Many engineers, both new and experienced, view the heyday of the Interstate in the late 1950’s and 1960’s as the golden age for civil engineering.It is difficult, in today’s litigious environment, for civil engineers to fully appreciate the velocity with which Interstate development took place and,with this growth, the number of bridges constructed in so few years. In truth,many of today’s rigorous rules were born out of the problems associated with moving so quickly in the early days. The alacrity with which new standards were created, as engineers began to more fully understand the impact which the new level of traffic would have on their designs, was so great that plans would literally have to be changed from the time design was completed to the time the project was let for construction. For the bridge designer, it is almost amusing to note that it only took 10 or 11 plan sheets to build a new structure in the 1950’s and today it takes almost 40 just to repair it! The early years of Interstate development, however, also represented a time when there was considerable public approval for the building of roads and bridges,which facilitated the speed with which projects came off the boards and into the field. The environmental movement in the mid 1960’s followed by public apathy (if not downright disapproval) toward new highway projects effectively ended this heyday and ushered in the era of maintaining what our predecessors have built.



Yet make no doubt about it, rehabilitation is neither trivial nor mundane.An engineer at the Kansas Department of Transportation was quoted as saying about rehabilitation work that “It’s a lot more fun to build something new than it is to try to refurbish something that is already there.” Where there is certainly nothing exciting about performing surface concrete patching on deteriorated pier columns, the scope and magnitude of a rehabilitation design can often exceed that of the design of a new structure. Bill Cosby once noted in a monologue that having only one child does not constitute being a parent because “too many things are left out”. In a similar fashion, we can say the same thing about the modern bridge designer because, like having only one child to blame when a vase is broken, not having to worry about staged construction, maintaining traffic through a project site, dealing with lead paint and other hazardous materials put in the initial design, etc., just leaves too many things out of the experience of being involved in bridge design today.




In reality, today’s bridge designers should be envious of their predecessors for the relative ease with which they could throw a bridge up. Modern design requires a higher level of details than the engineers of the 1950’s and 1960’swould have ever imagined. Many states require that details, like the design of temporary earth support systems and reinforcing steel bar schedules, which were once left to the contractor at the site, be rigorously detailed by the design engineer. Indeed, the number of managers and agency personnel involved in any one bridge design project today most likely exceeds the number of people it took to make high-level decisions on where to locate whole sections of the Interstate.
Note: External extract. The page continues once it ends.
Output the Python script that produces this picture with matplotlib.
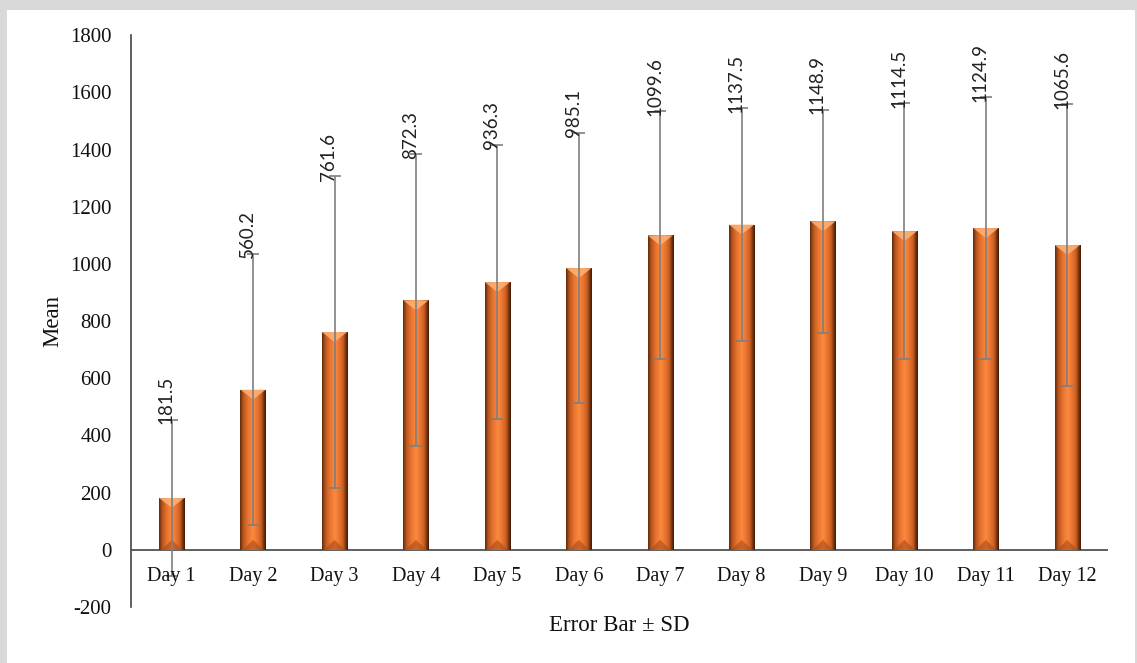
import numpy as np
import matplotlib.pyplot as plt
from matplotlib.colors import LinearSegmentedColormap
from matplotlib.patches import Polygon, Rectangle

plt.rcParams['axes.unicode_minus'] = False

# data
days = ['Day 1', 'Day 2', 'Day 3', 'Day 4', 'Day 5', 'Day 6',
        'Day 7', 'Day 8', 'Day 9', 'Day 10', 'Day 11', 'Day 12']
means = [181.5, 560.2, 761.6, 872.3, 936.3, 985.1,
         1099.6, 1137.5, 1148.9, 1114.5, 1124.9, 1065.6]
sds = [272, 475, 544, 511, 480, 473, 434, 406, 390, 447, 457, 492]

fig = plt.figure(figsize=(11.37, 6.63), dpi=100)
# gray frame around the picture
fig.patches.append(Rectangle((0, 0), 1, 1, transform=fig.transFigure,
                             facecolor='#d9d9d9', edgecolor='none', zorder=-10))
fig.patches.append(Rectangle((7 / 1137, 0), 1 - 9 / 1137, 1 - 10 / 663,
                             transform=fig.transFigure, facecolor='white',
                             edgecolor='none', zorder=-9))

ax = fig.add_axes([0.1152, 0.0845, 0.8593, 0.8625])
ax.patch.set_alpha(0)

x = np.arange(len(days))
w = 0.31
bars = ax.bar(x, means, width=w, color='#e8732e', zorder=2)

# bevelled/cylindrical look: horizontal gradient clipped to each bar
cmap = LinearSegmentedColormap.from_list('bev', [
    (0.0, '#5e2a0c'), (0.12, '#b9561f'), (0.3, '#e8732e'), (0.5, '#fb8a3f'),
    (0.62, '#f07a33'), (0.82, '#c95f22'), (0.92, '#7a3510'), (1.0, '#3e1a06')])
grad = np.linspace(0, 1, 64).reshape(1, -1)
for b, m in zip(bars, means):
    x0 = b.get_x()
    im = ax.imshow(grad, cmap=cmap, aspect='auto', zorder=2.1,
                   extent=(x0, x0 + w, 0, m), interpolation='bicubic')
    im.set_clip_path(b)
    # lighter triangle at the top, darker one at the bottom
    t = 35
    top = Polygon([(x0, m), (x0 + w, m), (x0 + w / 2, m - t)],
                  closed=True, facecolor='#ffb277', edgecolor='none',
                  alpha=0.85, zorder=2.2)
    bot = Polygon([(x0 + 0.03, 0), (x0 + w - 0.03, 0), (x0 + w / 2, t)],
                  closed=True, facecolor='#a84a17', edgecolor='none',
                  alpha=0.6, zorder=2.2)
    ax.add_patch(top)
    ax.add_patch(bot)

ax.errorbar(x, means, yerr=sds, fmt='none', ecolor='#7f7f7f',
            elinewidth=1.2, capsize=4, capthick=1.2, zorder=3)

for xi, m, s in zip(x, means, sds):
    ax.text(xi - 0.07, m + s - 15, f'{m:.1f}', rotation=90,
            ha='center', va='bottom', fontsize=13.5,
            family='Lato', color='#222222', zorder=4)

# category labels just below the zero line
for xi, d in zip(x, days):
    ax.text(xi, -95, d, ha='center', va='center', fontsize=14.5,
            family='Liberation Serif', color='#111111', zorder=4)

ax.set_xlim(-0.5, 11.5)
ax.set_ylim(-200, 1800)
ax.set_yticks(np.arange(-200, 1801, 200))
ax.set_xticks([])

for s in ['top', 'right', 'bottom']:
    ax.spines[s].set_visible(False)
ax.spines['left'].set_color('#444444')
ax.spines['left'].set_linewidth(1.2)
ax.axhline(0, color='#444444', lw=1.2, zorder=1)

ax.tick_params(axis='y', length=0, labelsize=15, pad=14, labelcolor='#111111')
for lab in ax.get_yticklabels():
    lab.set_family('Liberation Serif')

ax.set_xlabel('Error Bar ± SD', family='Liberation Serif', fontsize=16.5,
              labelpad=6, color='#111111')
ax.set_ylabel('Mean', family='Liberation Serif', fontsize=16.5, labelpad=5,
              color='#111111')

plt.savefig('out.png', dpi=100)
As with the Germans, who owe a great deal to the building of the Autobahn, we owe much in the United States to the development of the Interstate system, for it was major public works projects like these that created a workable and efficient method of erecting bridges in a manner that was both consistent and manageable. It is also important to always keep in mind that the highway bridge and its many components is but itself one piece in an entire transportation network. The importance of the role the bridge plays in this network was never so vividly demonstrated than when the bridge carrying the New York State Thruway over the Schoharie Creek collapsed in the rushing waters of a near record flood. The earth beneath the piers washed away(scoured), the footings became undermined, careening out of place, and, in an instant, this tragic failure effectively cut the state’s transportation trunk in half and in the process cost 10 people their lives.